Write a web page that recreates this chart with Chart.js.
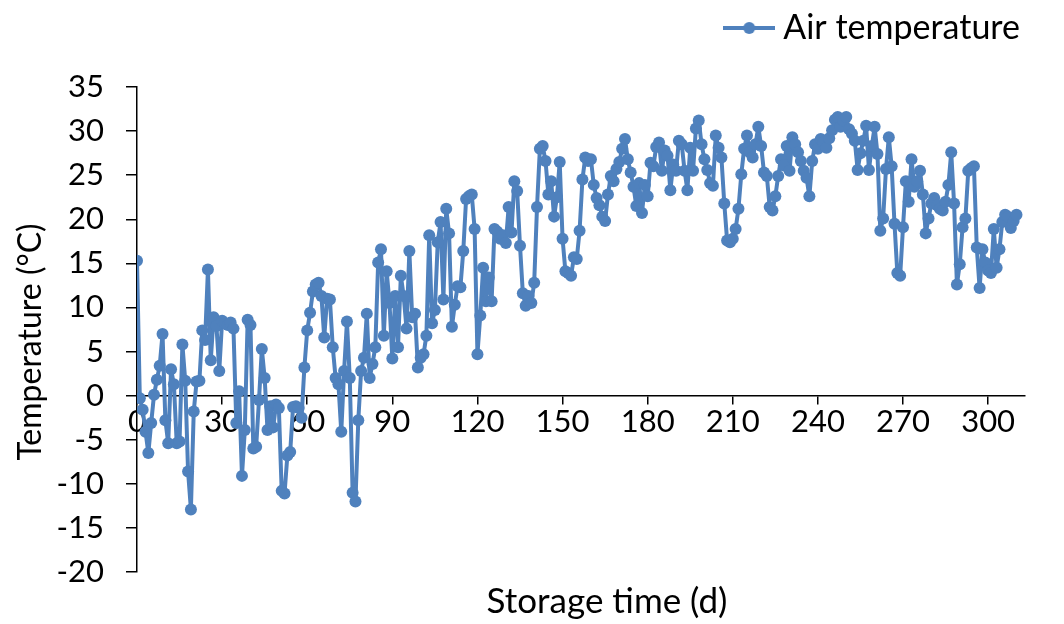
<!DOCTYPE html>
<html>
<head>
<meta charset="utf-8">
<title>Air temperature during storage</title>
<script src="https://cdn.jsdelivr.net/npm/chart.js@4.4.1/dist/chart.umd.min.js"></script>
<style>
  html, body { margin: 0; padding: 0; background: #fff; }
  #wrap { width: 1064px; height: 624px; }
</style>
</head>
<body>
<div id="wrap"><canvas id="tempChart"></canvas></div>
<script>
// daily air temperature, day 0 .. 310
const airTemp = [
  15.3, -0.3, -1.6, -4.1, -6.5, -3.1, 0.1, 1.8, 3.4, 7.0,
  -2.8, -5.4, 3.0, 1.3, -5.4, -5.2, 5.8, 1.7, -8.6, -12.9,
  -1.8, 1.6, 1.7, 7.4, 6.3, 14.3, 4.0, 8.9, 7.9, 2.8,
  8.5, 8.2, 8.0, 8.3, 7.6, -3.1, 0.5, -9.1, -3.9, 8.6,
  8.0, -6.0, -5.8, -0.5, 5.3, 2.0, -3.9, -1.2, -3.6, -1.0,
  -1.4, -10.8, -11.1, -6.8, -6.4, -1.3, -1.2, -1.4, -2.5, 3.2,
  7.4, 9.4, 11.8, 12.6, 12.8, 11.3, 6.6, 11.0, 10.9, 5.5,
  2.0, 1.3, -4.1, 2.8, 8.4, 2.0, -11.0, -12.0, -2.8, 2.8,
  4.3, 9.3, 2.0, 3.6, 5.5, 15.1, 16.6, 6.8, 14.1, 10.5,
  4.2, 11.3, 5.5, 13.6, 11.3, 7.6, 16.4, 8.9, 9.3, 3.2,
  4.3, 4.7, 6.8, 18.2, 8.2, 9.7, 17.4, 19.7, 10.9, 21.2,
  18.4, 7.8, 10.3, 12.4, 12.3, 16.4, 22.3, 22.6, 22.8, 18.9,
  4.7, 9.1, 14.5, 10.7, 13.4, 10.7, 18.9, 18.6, 17.8, 18.2,
  17.3, 21.4, 18.5, 24.3, 23.2, 17.0, 11.6, 10.2, 11.3, 10.5,
  12.8, 21.4, 28.0, 28.3, 26.6, 22.8, 24.3, 20.3, 22.5, 26.5,
  17.8, 14.1, 13.9, 13.6, 15.7, 15.5, 18.7, 24.5, 27.0, 26.6,
  26.8, 23.9, 22.4, 21.6, 20.3, 19.8, 22.8, 24.9, 24.3, 25.7,
  26.5, 28.0, 29.1, 26.8, 25.3, 23.7, 21.5, 24.1, 20.7, 23.9,
  22.6, 26.4, 26.0, 28.2, 28.7, 25.5, 27.8, 27.2, 23.3, 26.2,
  25.5, 28.9, 28.5, 25.5, 23.3, 28.1, 25.5, 30.3, 31.2, 28.5,
  26.8, 25.6, 24.1, 23.8, 29.5, 28.1, 27.0, 21.8, 17.6, 17.4,
  17.8, 18.9, 21.2, 25.1, 28.0, 29.5, 27.6, 27.0, 28.5, 30.5,
  28.3, 25.3, 24.9, 21.4, 21.0, 22.6, 24.9, 26.8, 26.1, 28.3,
  25.5, 29.3, 28.5, 27.6, 26.6, 25.5, 24.7, 22.6, 26.6, 28.5,
  28.0, 29.1, 28.7, 28.1, 29.2, 30.1, 31.3, 31.6, 30.5, 31.2,
  31.6, 30.2, 29.7, 28.9, 25.6, 27.5, 28.9, 30.6, 25.6, 28.3,
  30.5, 27.4, 18.7, 20.1, 25.7, 29.3, 26.0, 19.5, 13.9, 13.6,
  19.1, 24.3, 22.0, 26.8, 23.7, 24.3, 25.5, 22.8, 18.4, 20.1,
  21.8, 22.4, 21.6, 21.2, 21.0, 22.0, 23.9, 27.6, 21.8, 12.6,
  14.9, 19.1, 20.1, 25.5, 25.8, 26.0, 16.8, 12.2, 16.6, 15.1,
  14.2, 13.9, 18.9, 14.5, 16.6, 19.7, 20.5, 20.3, 19.0, 19.8, 20.5
];
const days = airTemp.map((_, i) => i);

const dayRange = [0, 313];
const dayStep = 30;
const tempRange = [-20, 35];
const tempStep = 5;

const seriesName = "Air temperature";
const xTitle = "Storage time (d)";
const yTitle = "Temperature (°C)";

const blue = "#4F81BD";
const family = "Lato, 'Open Sans', sans-serif";
const tickFont = { family, size: 31 };
const labelFont = { family, size: 34 };

// legend symbol: short line with a dot in the middle
const legendMark = document.createElement("canvas");
legendMark.width = 52;
legendMark.height = 14;
(() => {
  const c = legendMark.getContext("2d");
  c.strokeStyle = blue;
  c.fillStyle = blue;
  c.lineWidth = 4;
  c.beginPath();
  c.moveTo(0, 7);
  c.lineTo(52, 7);
  c.stroke();
  c.beginPath();
  c.arc(26, 7, 6, 0, Math.PI * 2);
  c.fill();
})();

// extra room between the legend and the plot
const legendGap = {
  id: "legendGap",
  beforeInit(chart) {
    const fit = chart.legend.fit;
    chart.legend.fit = function () {
      fit.call(this);
      this.height += 32;
    };
  }
};

// axis titles: the x axis crosses at 0 °C, so its title is placed by hand
const axisTitles = {
  id: "axisTitles",
  afterDraw(chart) {
    const ctx = chart.ctx;
    ctx.save();
    ctx.fillStyle = "#000";
    ctx.textAlign = "center";
    ctx.textBaseline = "middle";
    ctx.font = "35px " + family;
    ctx.fillText(xTitle, 607, 602);
    ctx.translate(31, 342);
    ctx.rotate(-Math.PI / 2);
    ctx.font = "32px " + family;
    ctx.fillText(yTitle, 0, 0);
    ctx.restore();
  }
};

Chart.defaults.font.family = family;
Chart.defaults.color = "#000";

new Chart(document.getElementById("tempChart"), {
  type: "line",
  data: {
    datasets: [{
      label: seriesName,
      data: days.map((d, i) => ({ x: d, y: airTemp[i] })),
      borderColor: blue,
      backgroundColor: blue,
      borderWidth: 4,
      borderJoinStyle: "round",
      pointRadius: 6,
      pointHoverRadius: 6,
      pointBorderWidth: 0,
      pointBackgroundColor: blue,
      tension: 0
    }]
  },
  options: {
    responsive: true,
    maintainAspectRatio: false,
    animation: false,
    layout: { padding: { top: 6, right: 39, bottom: 52, left: 0 } },
    plugins: {
      legend: {
        position: "top",
        align: "end",
        fullSize: false,
        labels: {
          usePointStyle: true,
          pointStyle: legendMark,
          pointStyleWidth: 34,
          padding: 5,
          color: "#000",
          font: labelFont
        }
      },
      tooltip: { enabled: false }
    },
    scales: {
      x: {
        type: "linear",
        position: { y: 0 },
        min: dayRange[0],
        max: dayRange[1],
        ticks: {
          stepSize: dayStep,
          includeBounds: false,
          padding: 0,
          maxRotation: 0,
          font: tickFont,
          color: "#000"
        },
        grid: {
          drawOnChartArea: false,
          drawTicks: true,
          tickLength: 8,
          color: "#000",
          lineWidth: 1.5
        },
        border: { color: "#000", width: 1.5 }
      },
      y: {
        min: tempRange[0],
        max: tempRange[1],
        ticks: {
          stepSize: tempStep,
          padding: 22,
          font: tickFont,
          color: "#000"
        },
        grid: {
          drawOnChartArea: false,
          drawTicks: true,
          tickLength: 11,
          color: "#000",
          lineWidth: 1.5
        },
        border: { color: "#000", width: 1.5 },
        afterFit(scale) {
          scale.width = 137;
        }
      }
    }
  },
  plugins: [legendGap, axisTitles]
});
</script>
</body>
</html>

* * * *

● **Exercise details**
Pick out the lines that have the word "with". Copy them all.

● **Reply**
Write a web page that recreates this chart with Chart.js.
// legend symbol: short line with a dot in the middle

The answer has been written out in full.